That's not to to say that cultural evolution doesn't happen, but the relationship between vitamin-c and scurvy just happened to be extremely hard to work out.

1 comments

they didn't have any real idea of the underlying mechanism

Exactly

'Chesterton's fence' is the principle that reforms should not be made until the reasoning behind the existing state of affairs is understood.

The problem is that they did understand the state of affairs (or at least thought they did). It's very easy for us to look back at this with hindsight and see that they didn't understand the problem, but given the knowledge at the time, they understood the situation pretty well. The biological function of vitamin C that we now understand would have been an unknown unknown to them - they hadn't even discovered vitamins in the first place! What they did understand was that fruit keeps scurvy at bay, and citrus fruit is especially good at it. So exchanging one citrus fruit for another made sense according to Chesterton's fence - they understood why they were eating lemons in the first place and understandably assumed that limes would work in the same way.

As an aside, this also highlights one of the key flaws with Chesterton's fence, or at least its overuse: there is almost always _something_ that we don't understand about our changes. In the case of the limes, they understood that citrus fruit helped, but they didn't have the correct biological mechanisms by which it functioned. But this is true today - there are plenty of subjects where we understand lots of things about how something functions, but don't necessarily understand why it behaves that way. And that's just the cases where we know we don't understand something. There are surely many completely unexpected scientific discoveries to come. If we were to apply Chesterton's fence too liberally, we'd get very little done.

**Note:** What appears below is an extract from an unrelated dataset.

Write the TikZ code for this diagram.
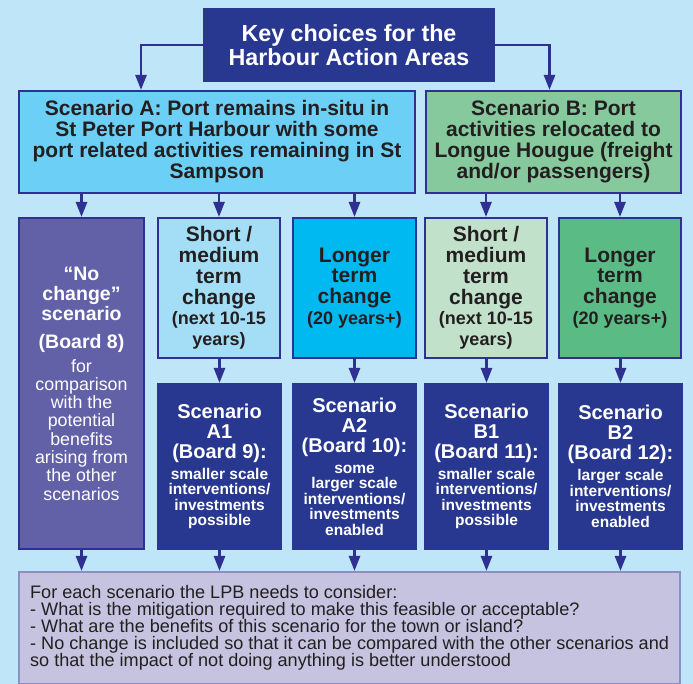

The same applies to more mundane cases. In terms of code, I'm generally a big fan of understanding why some feature was implemented before I start making changes to it, but I've had cases where I've tried to understand the original reasoning, but that reasoning later turned out to be wrong. Sometimes the best thing to do is simply to throw out all the old and embrace the unknown, accepting that it will probably go wrong in some ways, but also hoping that a new approach can be found.

So while I'm generally a fan of Chesterton's fence, I think it's important to recognise that it's just one approach in a toolbox of many valid but often contradictory approaches.